__To do__:
Here is the task for the listing below: output exactly the lines from the one containing "Reproduce this chart" through the one containing "import * as", and leave out the pictures.

** start of Extracted information **

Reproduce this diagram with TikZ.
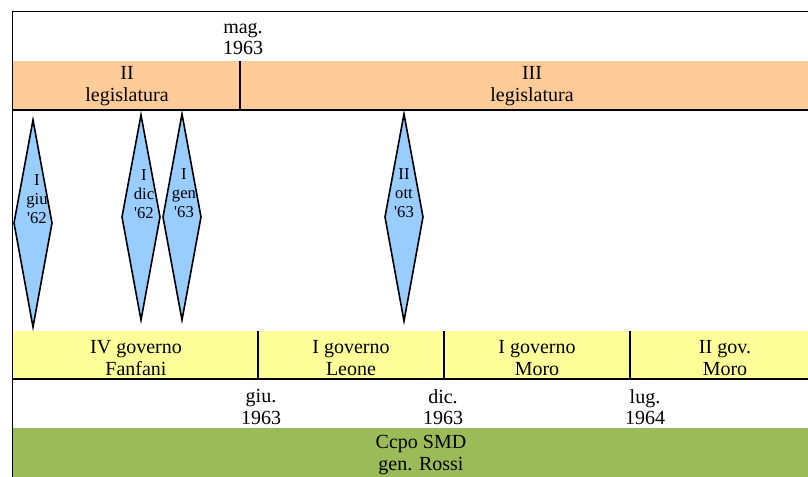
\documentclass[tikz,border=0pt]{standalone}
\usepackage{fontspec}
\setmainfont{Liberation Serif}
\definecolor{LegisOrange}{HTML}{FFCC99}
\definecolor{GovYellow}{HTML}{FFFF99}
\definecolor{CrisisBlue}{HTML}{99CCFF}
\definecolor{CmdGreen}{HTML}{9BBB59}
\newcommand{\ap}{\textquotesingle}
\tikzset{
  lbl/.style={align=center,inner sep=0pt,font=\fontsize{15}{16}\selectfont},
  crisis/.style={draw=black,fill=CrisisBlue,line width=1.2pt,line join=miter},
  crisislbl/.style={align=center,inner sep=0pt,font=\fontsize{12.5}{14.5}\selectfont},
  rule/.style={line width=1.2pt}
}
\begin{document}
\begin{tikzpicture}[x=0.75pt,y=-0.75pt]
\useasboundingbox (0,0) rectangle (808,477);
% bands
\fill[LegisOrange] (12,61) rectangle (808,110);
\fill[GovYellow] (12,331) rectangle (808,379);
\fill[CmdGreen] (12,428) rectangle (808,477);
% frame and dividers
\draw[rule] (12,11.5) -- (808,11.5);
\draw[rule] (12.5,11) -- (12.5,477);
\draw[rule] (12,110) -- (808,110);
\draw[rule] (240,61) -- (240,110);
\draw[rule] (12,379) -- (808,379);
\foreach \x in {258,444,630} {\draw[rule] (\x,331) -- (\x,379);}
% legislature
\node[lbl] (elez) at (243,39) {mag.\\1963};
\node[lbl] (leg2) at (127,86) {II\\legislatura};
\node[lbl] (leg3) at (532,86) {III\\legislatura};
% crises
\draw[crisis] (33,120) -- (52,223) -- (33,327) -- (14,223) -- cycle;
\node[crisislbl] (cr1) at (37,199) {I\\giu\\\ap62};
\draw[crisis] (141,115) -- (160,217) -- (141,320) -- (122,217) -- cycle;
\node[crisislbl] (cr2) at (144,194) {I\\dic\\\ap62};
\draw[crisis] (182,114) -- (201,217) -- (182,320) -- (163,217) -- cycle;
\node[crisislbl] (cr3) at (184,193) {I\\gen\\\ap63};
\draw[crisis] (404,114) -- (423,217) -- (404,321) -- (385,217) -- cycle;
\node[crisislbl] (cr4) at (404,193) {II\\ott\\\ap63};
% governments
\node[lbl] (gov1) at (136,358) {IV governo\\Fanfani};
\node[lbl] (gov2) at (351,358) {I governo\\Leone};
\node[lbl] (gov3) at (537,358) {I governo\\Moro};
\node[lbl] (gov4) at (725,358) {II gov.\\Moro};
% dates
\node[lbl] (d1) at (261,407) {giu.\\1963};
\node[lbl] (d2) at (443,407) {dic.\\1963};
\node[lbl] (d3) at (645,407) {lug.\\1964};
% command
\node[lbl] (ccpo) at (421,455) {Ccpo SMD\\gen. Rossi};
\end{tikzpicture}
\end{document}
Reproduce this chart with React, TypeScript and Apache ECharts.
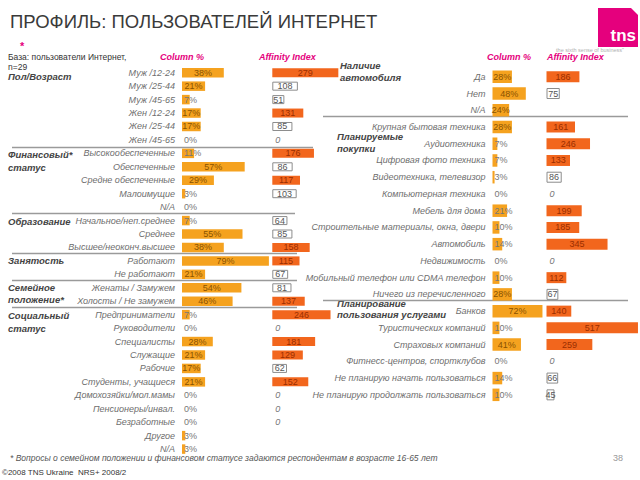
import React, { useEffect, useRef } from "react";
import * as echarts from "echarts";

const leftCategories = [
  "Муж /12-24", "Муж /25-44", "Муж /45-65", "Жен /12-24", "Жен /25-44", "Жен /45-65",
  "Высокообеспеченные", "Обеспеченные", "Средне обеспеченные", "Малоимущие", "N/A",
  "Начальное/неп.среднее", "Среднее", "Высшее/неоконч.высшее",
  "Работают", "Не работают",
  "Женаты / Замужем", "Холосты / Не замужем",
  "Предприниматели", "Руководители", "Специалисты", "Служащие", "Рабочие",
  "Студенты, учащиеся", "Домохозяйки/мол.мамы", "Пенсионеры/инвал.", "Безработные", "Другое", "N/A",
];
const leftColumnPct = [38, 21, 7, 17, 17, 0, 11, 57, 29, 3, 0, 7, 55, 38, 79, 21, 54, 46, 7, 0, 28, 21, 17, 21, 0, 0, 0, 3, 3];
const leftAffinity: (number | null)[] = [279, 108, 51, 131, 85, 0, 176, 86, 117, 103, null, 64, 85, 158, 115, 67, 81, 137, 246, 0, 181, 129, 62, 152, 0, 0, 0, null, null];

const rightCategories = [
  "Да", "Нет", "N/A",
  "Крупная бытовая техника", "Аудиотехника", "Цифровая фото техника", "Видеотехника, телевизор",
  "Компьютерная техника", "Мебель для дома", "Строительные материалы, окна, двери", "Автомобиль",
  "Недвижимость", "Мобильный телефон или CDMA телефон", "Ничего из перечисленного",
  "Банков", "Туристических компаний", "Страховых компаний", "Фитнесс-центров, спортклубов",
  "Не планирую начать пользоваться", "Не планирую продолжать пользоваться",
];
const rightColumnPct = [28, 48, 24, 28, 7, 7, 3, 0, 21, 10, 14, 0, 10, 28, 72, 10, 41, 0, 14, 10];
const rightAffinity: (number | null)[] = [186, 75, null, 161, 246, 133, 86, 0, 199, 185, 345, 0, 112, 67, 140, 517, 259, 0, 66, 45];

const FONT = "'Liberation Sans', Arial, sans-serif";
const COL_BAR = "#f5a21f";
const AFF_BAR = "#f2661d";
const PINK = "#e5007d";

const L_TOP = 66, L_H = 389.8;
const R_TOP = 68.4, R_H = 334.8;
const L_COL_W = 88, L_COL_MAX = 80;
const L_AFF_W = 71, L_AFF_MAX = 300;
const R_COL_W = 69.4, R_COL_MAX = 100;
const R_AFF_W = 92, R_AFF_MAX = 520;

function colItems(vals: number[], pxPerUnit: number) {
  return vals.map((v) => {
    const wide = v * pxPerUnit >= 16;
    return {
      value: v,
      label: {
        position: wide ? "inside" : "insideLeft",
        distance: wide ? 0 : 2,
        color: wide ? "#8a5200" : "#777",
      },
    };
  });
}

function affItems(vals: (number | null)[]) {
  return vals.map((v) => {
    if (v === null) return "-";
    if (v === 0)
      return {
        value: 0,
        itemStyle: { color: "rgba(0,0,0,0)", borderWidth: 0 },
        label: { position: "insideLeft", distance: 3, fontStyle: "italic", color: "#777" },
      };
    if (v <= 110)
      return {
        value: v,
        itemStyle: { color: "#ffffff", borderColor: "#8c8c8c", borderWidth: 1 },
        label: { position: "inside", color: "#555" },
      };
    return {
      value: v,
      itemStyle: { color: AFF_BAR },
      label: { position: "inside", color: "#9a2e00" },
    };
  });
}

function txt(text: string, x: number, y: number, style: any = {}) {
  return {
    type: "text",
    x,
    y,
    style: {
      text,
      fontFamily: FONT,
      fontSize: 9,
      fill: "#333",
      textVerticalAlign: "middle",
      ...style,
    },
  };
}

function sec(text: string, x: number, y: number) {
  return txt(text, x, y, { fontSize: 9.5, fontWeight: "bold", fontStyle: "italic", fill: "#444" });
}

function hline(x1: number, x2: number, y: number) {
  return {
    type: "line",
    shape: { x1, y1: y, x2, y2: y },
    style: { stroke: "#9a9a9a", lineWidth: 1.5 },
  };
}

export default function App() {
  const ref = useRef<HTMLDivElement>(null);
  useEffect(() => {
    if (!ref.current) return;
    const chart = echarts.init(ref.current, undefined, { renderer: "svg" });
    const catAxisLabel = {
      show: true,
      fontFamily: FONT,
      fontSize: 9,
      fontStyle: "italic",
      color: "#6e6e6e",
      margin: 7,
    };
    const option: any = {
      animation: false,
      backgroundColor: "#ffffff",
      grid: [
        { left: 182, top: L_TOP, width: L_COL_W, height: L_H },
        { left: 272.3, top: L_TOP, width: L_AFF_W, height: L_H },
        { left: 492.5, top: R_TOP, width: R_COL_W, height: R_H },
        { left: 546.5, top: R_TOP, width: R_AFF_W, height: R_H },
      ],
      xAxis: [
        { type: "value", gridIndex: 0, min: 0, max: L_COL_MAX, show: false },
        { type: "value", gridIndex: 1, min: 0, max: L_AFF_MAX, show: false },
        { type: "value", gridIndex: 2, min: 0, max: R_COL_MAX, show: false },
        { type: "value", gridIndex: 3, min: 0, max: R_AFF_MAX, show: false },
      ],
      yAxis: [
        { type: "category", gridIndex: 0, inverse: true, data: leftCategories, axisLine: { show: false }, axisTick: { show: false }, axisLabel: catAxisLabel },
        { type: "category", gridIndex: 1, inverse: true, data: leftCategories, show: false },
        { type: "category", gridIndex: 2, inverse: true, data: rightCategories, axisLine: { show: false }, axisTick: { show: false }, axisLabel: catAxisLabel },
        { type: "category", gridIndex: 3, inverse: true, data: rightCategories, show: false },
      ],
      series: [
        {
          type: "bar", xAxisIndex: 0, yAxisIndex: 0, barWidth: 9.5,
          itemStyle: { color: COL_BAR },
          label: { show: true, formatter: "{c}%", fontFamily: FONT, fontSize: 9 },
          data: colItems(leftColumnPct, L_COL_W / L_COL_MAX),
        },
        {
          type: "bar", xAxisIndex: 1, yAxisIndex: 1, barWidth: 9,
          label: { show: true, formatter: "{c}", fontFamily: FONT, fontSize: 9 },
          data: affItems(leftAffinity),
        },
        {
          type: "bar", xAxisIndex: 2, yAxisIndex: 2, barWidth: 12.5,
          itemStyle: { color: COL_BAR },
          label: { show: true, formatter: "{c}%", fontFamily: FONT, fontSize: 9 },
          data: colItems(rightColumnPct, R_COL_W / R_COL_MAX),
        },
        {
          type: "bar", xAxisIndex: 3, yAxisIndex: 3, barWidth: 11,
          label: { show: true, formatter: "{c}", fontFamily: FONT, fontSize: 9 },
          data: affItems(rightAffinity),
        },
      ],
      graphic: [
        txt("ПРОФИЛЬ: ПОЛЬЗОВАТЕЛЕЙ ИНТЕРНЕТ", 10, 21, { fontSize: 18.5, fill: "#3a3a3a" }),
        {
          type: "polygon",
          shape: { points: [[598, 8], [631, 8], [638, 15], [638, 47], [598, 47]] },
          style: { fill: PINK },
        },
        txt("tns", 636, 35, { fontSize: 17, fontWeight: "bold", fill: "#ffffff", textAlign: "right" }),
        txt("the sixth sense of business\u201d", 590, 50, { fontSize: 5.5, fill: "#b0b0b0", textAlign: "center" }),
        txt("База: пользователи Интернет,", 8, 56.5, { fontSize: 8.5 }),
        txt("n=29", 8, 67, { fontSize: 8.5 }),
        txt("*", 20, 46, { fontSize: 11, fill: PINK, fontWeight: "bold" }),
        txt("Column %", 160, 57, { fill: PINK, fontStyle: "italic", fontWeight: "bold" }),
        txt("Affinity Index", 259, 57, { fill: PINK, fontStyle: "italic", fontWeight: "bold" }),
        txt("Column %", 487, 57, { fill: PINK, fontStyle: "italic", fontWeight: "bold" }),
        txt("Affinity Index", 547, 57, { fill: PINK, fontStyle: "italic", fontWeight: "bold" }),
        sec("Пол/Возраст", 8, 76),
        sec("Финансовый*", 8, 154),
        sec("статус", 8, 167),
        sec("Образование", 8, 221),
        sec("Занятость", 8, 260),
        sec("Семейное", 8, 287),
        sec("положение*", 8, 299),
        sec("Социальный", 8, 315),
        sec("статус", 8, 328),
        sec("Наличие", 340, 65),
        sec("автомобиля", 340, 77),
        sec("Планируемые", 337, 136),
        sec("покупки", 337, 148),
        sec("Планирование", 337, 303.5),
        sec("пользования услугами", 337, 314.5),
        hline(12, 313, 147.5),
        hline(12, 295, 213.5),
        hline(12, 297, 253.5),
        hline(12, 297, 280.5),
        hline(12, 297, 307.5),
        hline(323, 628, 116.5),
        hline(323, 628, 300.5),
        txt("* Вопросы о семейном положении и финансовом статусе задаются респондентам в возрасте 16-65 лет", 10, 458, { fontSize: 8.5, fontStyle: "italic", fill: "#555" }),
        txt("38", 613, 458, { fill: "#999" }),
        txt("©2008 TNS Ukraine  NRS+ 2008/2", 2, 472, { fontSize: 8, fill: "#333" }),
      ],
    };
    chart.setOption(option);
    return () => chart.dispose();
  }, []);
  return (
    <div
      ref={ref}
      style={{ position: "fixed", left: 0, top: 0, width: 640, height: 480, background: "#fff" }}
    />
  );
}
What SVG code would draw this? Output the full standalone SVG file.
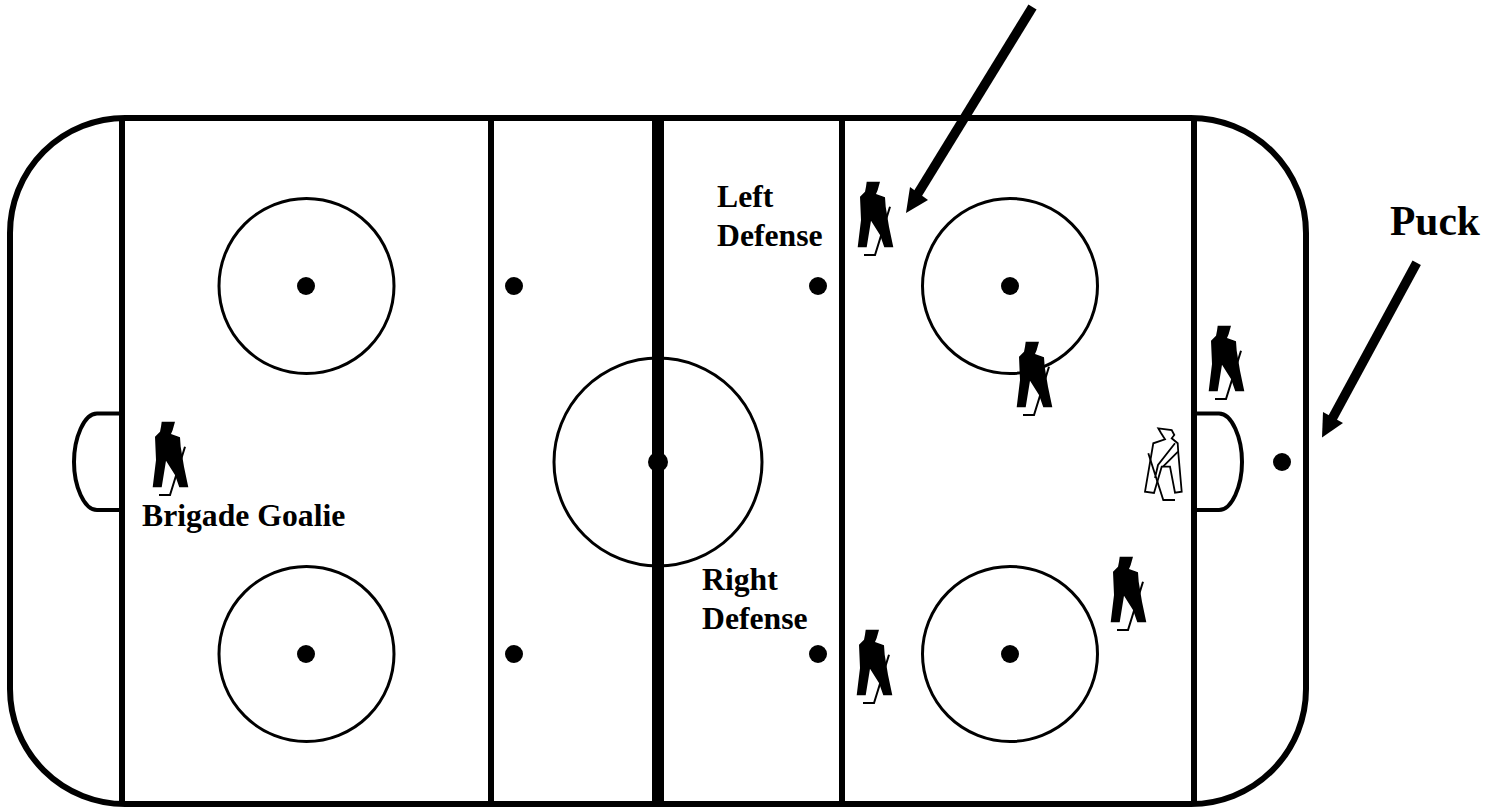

** end of Extracted information **

__Task answer__:
Reproduce this chart with React, TypeScript and Apache ECharts.
import React, { useEffect, useRef } from "react";
import * as echarts from "echarts";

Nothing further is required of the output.